C-section: The bitter option?

By Stephen Ndome

Jane Weru is meticulously wheeled into the operation theatre. Minutes later, she is the proud mother of a bouncing baby boy. Although still very drowsy from the effects of the anaesthesia, Jane is affording a jolly smile, seeing that all has gone well.
Her baby is just one of the growing numbers of babies delivered through the Caesarean section, popularly known as CS. While this procedure is normally performed with the advice of an obstetrician as a result of medical complications, Jane’s was performed at her own counsel — she did it because she did not want lengthy labour, plus it is the method in vogue.
Caeserean section is the delivery of a baby through a surgical incision in the mother’s lower abdominal wall and the uterus as opposed to normal vaginal birth procedure. According to statistics from three private hospitals in Nairobi, CS deliveries account for almost 48 per cent of all maternity cases. For example, one hospital in Nairobi recorded 151 out of 324 deliveries between July and September last year were through CS. Out of the 151 cases, only 53 were as a result of medical conditions necessitating the procedure. The remaining 98 were on request by the mothers who preferred Caesarean section to vaginal birth. This procedure, usually planned for before labour starts, is referred to as an elective caesarean.
The British medical journal of November 2007 reports higher figures in Latin America with the cases rising to as high as 50 per cent of the total registered births. Australian reports indicate that about 40 per cent of all the babies delivered in private hospitals are through the CS.

Higher rates

According to Choices In Childbirth (CIC), an American maternity care advocacy organisation, the Caesarean section is the most performed procedure in the United States of America. In fact, more than one in every four babies (27.6 per cent) in America are delivered by CS.
This, however, has become the case only since 1996 onwards. In 1970 for instance, a paltry seven per cent of births were by CS in the US, according to the US National Library of Medicine, Cesarean Section.
According to Dr Irungu Mwangi an obstetrician at the Mater Hospital, mothers are increasingly demanding to be operated even without a medical condition warranting the operation. The big question therefore: Is CS safe enough to be adopted as a substitute for vaginal births? Already, leading medical agencies such as the World Health Organisation have sounded the alarm, calling upon the medical fraternity to reduce the rate of CS births. However, this seems not to have deterred a majority of middle and upper class women, who find the procedure an easier and posh way to give birth.

Could cause problems

Njeri Muthomi delivered her child through elective C-section. When asked, she said there was no problem with CS as long as one could afford it. Another woman, Pamela, said that she did it because she did not want to risk getting vaginal infections or tampering with her womanhood.
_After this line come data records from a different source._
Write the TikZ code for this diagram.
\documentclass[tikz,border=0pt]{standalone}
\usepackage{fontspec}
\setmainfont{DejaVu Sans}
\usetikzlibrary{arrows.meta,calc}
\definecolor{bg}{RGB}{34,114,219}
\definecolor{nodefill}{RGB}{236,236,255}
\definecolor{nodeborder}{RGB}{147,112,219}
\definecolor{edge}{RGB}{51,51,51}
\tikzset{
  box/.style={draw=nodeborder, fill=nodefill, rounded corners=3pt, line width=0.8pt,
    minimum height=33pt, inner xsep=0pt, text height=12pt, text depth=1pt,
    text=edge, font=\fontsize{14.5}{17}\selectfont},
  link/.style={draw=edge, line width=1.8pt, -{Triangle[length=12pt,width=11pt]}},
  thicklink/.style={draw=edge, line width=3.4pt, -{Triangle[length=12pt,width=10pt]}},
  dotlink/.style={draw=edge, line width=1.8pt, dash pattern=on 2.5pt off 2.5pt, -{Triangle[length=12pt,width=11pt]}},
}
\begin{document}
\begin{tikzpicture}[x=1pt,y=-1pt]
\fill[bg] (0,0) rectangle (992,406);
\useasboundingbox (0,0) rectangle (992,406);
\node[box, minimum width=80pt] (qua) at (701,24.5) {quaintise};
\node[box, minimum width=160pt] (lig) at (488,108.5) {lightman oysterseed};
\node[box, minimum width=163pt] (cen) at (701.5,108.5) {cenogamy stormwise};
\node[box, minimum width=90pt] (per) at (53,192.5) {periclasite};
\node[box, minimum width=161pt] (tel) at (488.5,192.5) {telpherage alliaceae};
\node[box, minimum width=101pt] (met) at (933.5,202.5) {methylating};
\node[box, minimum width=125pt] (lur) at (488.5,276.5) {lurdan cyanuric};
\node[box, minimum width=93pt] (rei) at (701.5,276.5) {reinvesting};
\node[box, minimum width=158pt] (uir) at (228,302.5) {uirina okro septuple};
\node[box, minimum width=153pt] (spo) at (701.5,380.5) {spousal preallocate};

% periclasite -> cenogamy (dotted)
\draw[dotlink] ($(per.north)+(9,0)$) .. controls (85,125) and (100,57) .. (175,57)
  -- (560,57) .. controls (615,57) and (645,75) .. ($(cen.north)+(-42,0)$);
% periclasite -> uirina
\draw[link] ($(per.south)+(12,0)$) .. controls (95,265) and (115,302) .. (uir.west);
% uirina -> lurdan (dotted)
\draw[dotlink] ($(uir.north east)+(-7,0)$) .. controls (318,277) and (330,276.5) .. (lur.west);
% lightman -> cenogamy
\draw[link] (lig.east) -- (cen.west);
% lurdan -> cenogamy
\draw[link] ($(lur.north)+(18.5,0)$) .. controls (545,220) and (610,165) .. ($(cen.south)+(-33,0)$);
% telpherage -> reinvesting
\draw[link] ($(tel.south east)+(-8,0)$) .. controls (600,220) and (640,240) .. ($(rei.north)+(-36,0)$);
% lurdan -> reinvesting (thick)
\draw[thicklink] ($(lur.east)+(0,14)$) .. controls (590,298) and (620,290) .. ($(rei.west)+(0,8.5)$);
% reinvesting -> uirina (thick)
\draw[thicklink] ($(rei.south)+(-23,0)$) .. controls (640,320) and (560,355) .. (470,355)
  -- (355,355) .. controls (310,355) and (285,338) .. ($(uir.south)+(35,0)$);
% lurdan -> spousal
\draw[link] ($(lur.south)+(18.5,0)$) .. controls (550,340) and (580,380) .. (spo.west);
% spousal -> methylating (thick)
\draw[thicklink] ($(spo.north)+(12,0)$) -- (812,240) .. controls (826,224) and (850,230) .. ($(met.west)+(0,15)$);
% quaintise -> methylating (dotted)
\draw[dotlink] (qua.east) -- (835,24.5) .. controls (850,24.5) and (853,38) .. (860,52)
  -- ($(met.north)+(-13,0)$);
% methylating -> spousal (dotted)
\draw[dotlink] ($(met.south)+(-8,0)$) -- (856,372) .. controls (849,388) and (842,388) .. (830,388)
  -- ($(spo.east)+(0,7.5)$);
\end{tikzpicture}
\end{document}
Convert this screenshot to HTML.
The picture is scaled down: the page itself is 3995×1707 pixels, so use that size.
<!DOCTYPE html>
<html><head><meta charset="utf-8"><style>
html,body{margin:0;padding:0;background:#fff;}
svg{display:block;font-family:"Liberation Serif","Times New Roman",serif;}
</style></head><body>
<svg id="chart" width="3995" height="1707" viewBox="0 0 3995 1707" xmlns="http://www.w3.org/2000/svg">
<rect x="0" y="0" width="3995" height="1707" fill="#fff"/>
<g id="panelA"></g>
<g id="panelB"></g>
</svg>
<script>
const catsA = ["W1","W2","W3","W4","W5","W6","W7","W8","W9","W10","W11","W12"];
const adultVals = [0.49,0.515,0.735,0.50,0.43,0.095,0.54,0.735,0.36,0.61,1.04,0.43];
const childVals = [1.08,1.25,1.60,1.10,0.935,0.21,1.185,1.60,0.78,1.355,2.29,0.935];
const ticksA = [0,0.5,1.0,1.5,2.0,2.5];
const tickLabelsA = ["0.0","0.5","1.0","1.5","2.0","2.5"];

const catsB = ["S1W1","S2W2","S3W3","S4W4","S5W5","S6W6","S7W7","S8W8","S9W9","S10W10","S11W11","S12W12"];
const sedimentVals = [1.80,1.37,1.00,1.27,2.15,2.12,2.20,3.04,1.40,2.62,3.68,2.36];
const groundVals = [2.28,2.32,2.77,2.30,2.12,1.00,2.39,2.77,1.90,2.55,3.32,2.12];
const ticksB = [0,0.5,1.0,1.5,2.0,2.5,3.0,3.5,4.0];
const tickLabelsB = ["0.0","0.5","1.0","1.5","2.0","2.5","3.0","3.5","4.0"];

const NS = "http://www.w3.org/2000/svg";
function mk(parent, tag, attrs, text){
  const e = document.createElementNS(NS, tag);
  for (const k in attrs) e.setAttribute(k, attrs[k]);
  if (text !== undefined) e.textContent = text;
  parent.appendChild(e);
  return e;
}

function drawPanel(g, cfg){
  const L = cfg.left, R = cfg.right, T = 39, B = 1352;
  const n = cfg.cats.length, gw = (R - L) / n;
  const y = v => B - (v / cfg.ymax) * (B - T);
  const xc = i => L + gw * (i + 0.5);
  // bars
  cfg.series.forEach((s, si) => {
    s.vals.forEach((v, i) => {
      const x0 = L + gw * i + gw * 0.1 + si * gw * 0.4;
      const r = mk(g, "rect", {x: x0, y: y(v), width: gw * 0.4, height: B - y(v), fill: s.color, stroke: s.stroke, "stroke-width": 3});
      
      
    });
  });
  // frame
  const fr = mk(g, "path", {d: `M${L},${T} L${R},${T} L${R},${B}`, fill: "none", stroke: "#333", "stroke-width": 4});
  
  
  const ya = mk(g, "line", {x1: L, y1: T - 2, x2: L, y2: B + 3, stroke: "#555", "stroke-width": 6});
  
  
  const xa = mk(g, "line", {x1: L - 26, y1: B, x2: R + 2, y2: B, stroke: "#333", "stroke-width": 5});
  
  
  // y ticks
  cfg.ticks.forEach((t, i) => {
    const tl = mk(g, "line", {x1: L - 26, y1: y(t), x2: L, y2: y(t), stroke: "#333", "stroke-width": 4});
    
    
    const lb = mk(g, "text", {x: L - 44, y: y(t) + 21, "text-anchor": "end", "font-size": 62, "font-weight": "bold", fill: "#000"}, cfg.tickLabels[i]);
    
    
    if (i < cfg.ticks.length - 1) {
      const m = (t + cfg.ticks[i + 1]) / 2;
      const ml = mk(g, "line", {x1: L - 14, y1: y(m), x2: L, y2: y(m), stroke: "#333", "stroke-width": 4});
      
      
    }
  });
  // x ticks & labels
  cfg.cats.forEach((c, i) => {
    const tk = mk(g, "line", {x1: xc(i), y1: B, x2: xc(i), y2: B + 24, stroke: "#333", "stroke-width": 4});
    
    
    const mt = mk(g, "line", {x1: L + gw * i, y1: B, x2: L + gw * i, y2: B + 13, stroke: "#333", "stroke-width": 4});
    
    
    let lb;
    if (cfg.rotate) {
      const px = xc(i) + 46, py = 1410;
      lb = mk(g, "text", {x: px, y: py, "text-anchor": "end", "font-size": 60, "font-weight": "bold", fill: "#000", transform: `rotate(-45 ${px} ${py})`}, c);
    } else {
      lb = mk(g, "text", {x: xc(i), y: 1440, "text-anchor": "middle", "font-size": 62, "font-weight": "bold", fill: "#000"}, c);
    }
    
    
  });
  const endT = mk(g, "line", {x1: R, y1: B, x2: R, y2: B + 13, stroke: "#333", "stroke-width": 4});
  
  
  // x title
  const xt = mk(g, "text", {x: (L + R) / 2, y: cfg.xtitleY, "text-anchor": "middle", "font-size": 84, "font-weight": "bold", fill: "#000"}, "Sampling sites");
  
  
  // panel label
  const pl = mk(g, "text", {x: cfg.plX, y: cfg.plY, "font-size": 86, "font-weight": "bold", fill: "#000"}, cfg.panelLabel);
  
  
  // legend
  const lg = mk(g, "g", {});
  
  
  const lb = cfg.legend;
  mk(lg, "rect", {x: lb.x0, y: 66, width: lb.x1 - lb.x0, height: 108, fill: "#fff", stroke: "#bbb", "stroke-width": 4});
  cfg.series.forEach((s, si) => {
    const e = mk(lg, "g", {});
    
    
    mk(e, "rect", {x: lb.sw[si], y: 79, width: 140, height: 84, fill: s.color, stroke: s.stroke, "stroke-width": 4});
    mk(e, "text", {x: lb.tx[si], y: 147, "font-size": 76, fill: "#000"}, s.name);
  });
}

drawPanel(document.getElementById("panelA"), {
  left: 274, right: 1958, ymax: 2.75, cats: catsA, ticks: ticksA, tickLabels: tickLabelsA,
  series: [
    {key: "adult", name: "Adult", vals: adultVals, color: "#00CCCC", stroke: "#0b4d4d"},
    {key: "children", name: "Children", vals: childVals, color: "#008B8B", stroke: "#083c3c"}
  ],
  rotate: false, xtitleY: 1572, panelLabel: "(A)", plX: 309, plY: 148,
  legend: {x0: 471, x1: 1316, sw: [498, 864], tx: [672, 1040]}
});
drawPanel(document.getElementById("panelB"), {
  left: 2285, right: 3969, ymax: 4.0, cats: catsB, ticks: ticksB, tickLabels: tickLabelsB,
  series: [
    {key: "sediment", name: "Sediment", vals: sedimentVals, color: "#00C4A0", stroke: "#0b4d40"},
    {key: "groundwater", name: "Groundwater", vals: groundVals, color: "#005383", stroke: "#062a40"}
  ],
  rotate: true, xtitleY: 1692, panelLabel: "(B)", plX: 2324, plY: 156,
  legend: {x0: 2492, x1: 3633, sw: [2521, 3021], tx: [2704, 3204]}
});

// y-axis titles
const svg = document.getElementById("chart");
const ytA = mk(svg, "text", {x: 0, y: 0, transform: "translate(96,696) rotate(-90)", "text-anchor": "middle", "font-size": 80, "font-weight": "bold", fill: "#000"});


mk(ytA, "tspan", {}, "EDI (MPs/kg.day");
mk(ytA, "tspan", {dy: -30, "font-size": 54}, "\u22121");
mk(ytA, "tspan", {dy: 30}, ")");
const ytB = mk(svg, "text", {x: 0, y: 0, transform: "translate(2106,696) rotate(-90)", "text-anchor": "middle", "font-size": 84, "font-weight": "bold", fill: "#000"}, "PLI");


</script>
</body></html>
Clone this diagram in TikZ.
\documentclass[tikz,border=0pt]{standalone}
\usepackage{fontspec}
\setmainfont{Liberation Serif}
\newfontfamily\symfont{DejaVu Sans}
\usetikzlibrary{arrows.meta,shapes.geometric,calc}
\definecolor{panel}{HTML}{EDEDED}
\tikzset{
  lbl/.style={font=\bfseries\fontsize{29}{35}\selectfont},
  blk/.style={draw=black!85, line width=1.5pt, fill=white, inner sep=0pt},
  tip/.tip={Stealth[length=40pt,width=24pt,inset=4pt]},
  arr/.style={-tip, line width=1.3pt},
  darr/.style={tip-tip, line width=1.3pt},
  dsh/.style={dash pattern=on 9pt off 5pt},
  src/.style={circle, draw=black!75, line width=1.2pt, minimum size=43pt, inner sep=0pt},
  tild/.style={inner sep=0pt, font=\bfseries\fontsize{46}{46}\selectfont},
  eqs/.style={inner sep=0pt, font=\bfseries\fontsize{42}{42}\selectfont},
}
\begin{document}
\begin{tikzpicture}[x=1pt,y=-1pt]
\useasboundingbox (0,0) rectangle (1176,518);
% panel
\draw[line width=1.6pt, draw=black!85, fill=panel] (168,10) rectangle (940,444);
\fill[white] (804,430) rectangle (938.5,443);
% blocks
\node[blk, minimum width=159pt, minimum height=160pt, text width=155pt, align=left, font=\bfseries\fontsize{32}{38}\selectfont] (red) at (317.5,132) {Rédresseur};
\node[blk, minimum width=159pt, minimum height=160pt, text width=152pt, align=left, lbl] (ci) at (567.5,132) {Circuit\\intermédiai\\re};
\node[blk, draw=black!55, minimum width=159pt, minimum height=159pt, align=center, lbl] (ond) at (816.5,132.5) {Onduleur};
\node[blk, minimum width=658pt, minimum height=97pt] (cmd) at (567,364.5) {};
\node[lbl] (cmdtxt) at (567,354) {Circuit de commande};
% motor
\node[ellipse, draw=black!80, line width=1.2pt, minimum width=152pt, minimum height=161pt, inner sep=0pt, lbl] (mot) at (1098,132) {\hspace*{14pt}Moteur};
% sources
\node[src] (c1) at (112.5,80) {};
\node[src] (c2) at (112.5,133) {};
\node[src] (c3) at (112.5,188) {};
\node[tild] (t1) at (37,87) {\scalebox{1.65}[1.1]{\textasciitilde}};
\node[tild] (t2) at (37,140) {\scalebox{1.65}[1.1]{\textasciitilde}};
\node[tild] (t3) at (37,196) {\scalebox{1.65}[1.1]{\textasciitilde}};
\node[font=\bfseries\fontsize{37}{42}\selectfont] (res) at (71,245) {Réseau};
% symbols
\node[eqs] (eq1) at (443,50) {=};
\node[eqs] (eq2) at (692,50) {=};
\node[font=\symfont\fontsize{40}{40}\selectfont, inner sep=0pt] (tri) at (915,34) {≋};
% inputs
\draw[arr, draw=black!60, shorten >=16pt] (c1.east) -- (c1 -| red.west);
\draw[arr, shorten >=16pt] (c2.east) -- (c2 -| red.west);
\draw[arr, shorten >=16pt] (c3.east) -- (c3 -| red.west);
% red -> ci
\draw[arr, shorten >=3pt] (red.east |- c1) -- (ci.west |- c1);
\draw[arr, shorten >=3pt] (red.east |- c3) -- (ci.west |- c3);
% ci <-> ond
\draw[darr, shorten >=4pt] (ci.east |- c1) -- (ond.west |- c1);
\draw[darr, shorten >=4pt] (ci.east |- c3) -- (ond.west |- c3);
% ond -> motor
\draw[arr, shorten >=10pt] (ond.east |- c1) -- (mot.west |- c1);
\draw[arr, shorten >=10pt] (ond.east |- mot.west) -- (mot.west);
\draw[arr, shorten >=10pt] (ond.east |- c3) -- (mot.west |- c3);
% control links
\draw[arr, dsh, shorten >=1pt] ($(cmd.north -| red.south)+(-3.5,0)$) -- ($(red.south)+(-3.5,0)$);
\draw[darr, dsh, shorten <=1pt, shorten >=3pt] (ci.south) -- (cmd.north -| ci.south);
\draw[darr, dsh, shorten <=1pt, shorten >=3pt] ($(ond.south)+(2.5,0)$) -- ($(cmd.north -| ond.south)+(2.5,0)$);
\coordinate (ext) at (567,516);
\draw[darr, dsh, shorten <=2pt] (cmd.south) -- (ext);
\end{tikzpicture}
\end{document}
Unknown to these two women and others, however, is the fact that CS is not so posh after all in the long run. It comes with many health issues for both the mother and child.

According to a report titled: A Mother’s Right to Know: New York City Hospitals Fail to Provide Legally Mandated Maternity Information, by Betsy Gotbaum, a Public Advocate, C-sections can result in a variety of problems, including infections, haemorrhage, injury to other organs, anaesthesia complications, infertility, and psychological trauma. “C-sections also result in a higher maternal mortality than do vaginal deliveries,” it reads in part.